* GOAL OF THE EXERCISE
Repeat all of the material below exactly as written, images excluded.
-- -- --
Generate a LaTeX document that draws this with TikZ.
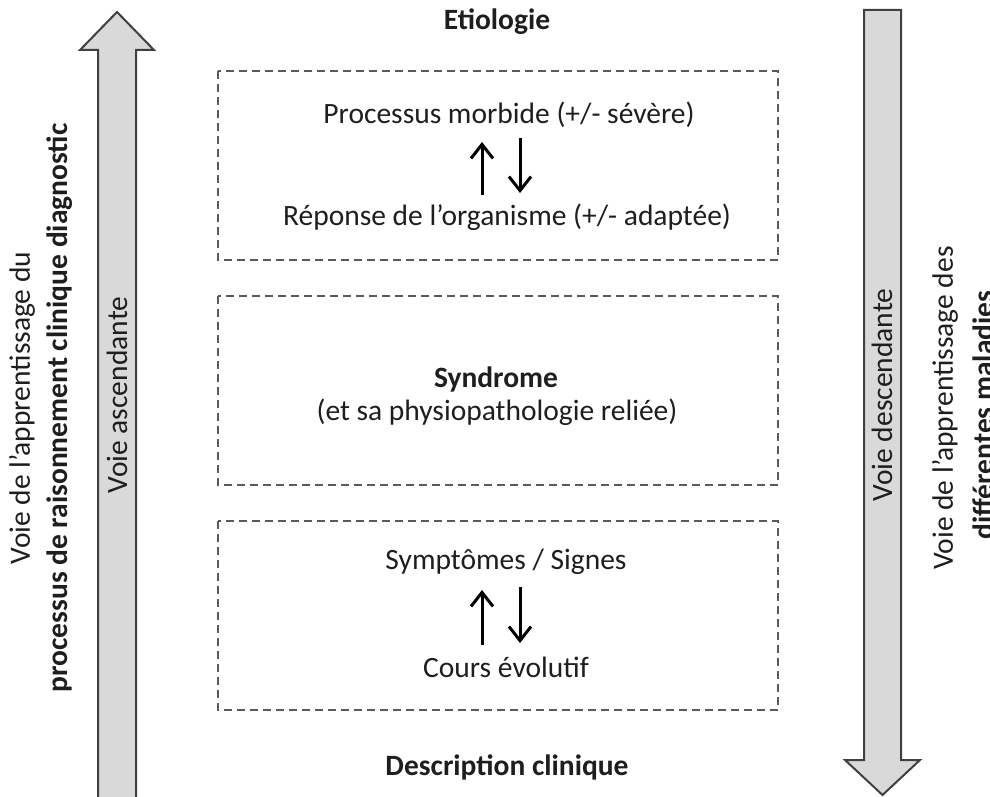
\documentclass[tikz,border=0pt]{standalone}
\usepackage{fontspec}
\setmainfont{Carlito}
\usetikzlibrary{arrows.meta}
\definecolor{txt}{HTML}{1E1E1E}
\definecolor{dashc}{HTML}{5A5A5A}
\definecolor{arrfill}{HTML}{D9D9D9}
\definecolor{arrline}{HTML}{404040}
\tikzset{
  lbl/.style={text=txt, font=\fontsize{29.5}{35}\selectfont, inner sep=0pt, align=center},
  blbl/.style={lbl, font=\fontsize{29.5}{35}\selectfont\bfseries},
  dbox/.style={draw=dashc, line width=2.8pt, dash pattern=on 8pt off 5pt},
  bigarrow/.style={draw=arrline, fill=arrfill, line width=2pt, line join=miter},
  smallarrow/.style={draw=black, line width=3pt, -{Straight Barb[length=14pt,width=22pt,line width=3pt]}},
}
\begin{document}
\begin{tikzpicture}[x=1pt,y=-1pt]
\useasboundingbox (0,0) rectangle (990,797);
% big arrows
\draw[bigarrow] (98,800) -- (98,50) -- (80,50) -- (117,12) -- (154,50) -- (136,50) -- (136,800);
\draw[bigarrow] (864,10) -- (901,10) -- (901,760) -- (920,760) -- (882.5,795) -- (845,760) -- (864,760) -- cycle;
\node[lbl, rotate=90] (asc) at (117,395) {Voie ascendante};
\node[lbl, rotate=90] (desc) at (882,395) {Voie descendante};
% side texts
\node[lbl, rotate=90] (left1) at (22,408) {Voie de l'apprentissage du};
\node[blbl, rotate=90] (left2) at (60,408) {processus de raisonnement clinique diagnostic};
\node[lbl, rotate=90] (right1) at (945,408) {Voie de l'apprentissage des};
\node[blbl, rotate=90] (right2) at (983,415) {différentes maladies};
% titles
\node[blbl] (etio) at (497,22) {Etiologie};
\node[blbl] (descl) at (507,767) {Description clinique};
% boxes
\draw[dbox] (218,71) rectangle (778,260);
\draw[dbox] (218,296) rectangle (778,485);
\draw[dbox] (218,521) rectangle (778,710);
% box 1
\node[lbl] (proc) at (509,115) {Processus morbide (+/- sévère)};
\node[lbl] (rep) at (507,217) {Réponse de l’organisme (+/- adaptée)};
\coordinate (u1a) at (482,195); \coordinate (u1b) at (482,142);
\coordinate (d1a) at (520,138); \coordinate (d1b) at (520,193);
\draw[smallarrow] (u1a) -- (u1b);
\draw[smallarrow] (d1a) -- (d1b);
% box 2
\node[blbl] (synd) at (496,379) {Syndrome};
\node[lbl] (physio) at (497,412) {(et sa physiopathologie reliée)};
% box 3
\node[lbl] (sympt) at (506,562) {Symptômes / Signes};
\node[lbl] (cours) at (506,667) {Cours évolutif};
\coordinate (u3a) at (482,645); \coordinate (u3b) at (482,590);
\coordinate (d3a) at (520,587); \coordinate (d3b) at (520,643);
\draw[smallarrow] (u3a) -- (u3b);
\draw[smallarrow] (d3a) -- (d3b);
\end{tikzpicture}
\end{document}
-- -- --
* SOLVED EXERCISE
Generate a LaTeX document that draws this with TikZ.
\documentclass[tikz,border=0pt]{standalone}
\usepackage{fontspec}
\setmainfont{Carlito}
\usetikzlibrary{arrows.meta}
\definecolor{txt}{HTML}{1E1E1E}
\definecolor{dashc}{HTML}{5A5A5A}
\definecolor{arrfill}{HTML}{D9D9D9}
\definecolor{arrline}{HTML}{404040}
\tikzset{
  lbl/.style={text=txt, font=\fontsize{29.5}{35}\selectfont, inner sep=0pt, align=center},
  blbl/.style={lbl, font=\fontsize{29.5}{35}\selectfont\bfseries},
  dbox/.style={draw=dashc, line width=2.8pt, dash pattern=on 8pt off 5pt},
  bigarrow/.style={draw=arrline, fill=arrfill, line width=2pt, line join=miter},
  smallarrow/.style={draw=black, line width=3pt, -{Straight Barb[length=14pt,width=22pt,line width=3pt]}},
}
\begin{document}
\begin{tikzpicture}[x=1pt,y=-1pt]
\useasboundingbox (0,0) rectangle (990,797);
% big arrows
\draw[bigarrow] (98,800) -- (98,50) -- (80,50) -- (117,12) -- (154,50) -- (136,50) -- (136,800);
\draw[bigarrow] (864,10) -- (901,10) -- (901,760) -- (920,760) -- (882.5,795) -- (845,760) -- (864,760) -- cycle;
\node[lbl, rotate=90] (asc) at (117,395) {Voie ascendante};
\node[lbl, rotate=90] (desc) at (882,395) {Voie descendante};
% side texts
\node[lbl, rotate=90] (left1) at (22,408) {Voie de l'apprentissage du};
\node[blbl, rotate=90] (left2) at (60,408) {processus de raisonnement clinique diagnostic};
\node[lbl, rotate=90] (right1) at (945,408) {Voie de l'apprentissage des};
\node[blbl, rotate=90] (right2) at (983,415) {différentes maladies};
% titles
\node[blbl] (etio) at (497,22) {Etiologie};
\node[blbl] (descl) at (507,767) {Description clinique};
% boxes
\draw[dbox] (218,71) rectangle (778,260);
\draw[dbox] (218,296) rectangle (778,485);
\draw[dbox] (218,521) rectangle (778,710);
% box 1
\node[lbl] (proc) at (509,115) {Processus morbide (+/- sévère)};
\node[lbl] (rep) at (507,217) {Réponse de l’organisme (+/- adaptée)};
\coordinate (u1a) at (482,195); \coordinate (u1b) at (482,142);
\coordinate (d1a) at (520,138); \coordinate (d1b) at (520,193);
\draw[smallarrow] (u1a) -- (u1b);
\draw[smallarrow] (d1a) -- (d1b);
% box 2
\node[blbl] (synd) at (496,379) {Syndrome};
\node[lbl] (physio) at (497,412) {(et sa physiopathologie reliée)};
% box 3
\node[lbl] (sympt) at (506,562) {Symptômes / Signes};
\node[lbl] (cours) at (506,667) {Cours évolutif};
\coordinate (u3a) at (482,645); \coordinate (u3b) at (482,590);
\coordinate (d3a) at (520,587); \coordinate (d3b) at (520,643);
\draw[smallarrow] (u3a) -- (u3b);
\draw[smallarrow] (d3a) -- (d3b);
\end{tikzpicture}
\end{document}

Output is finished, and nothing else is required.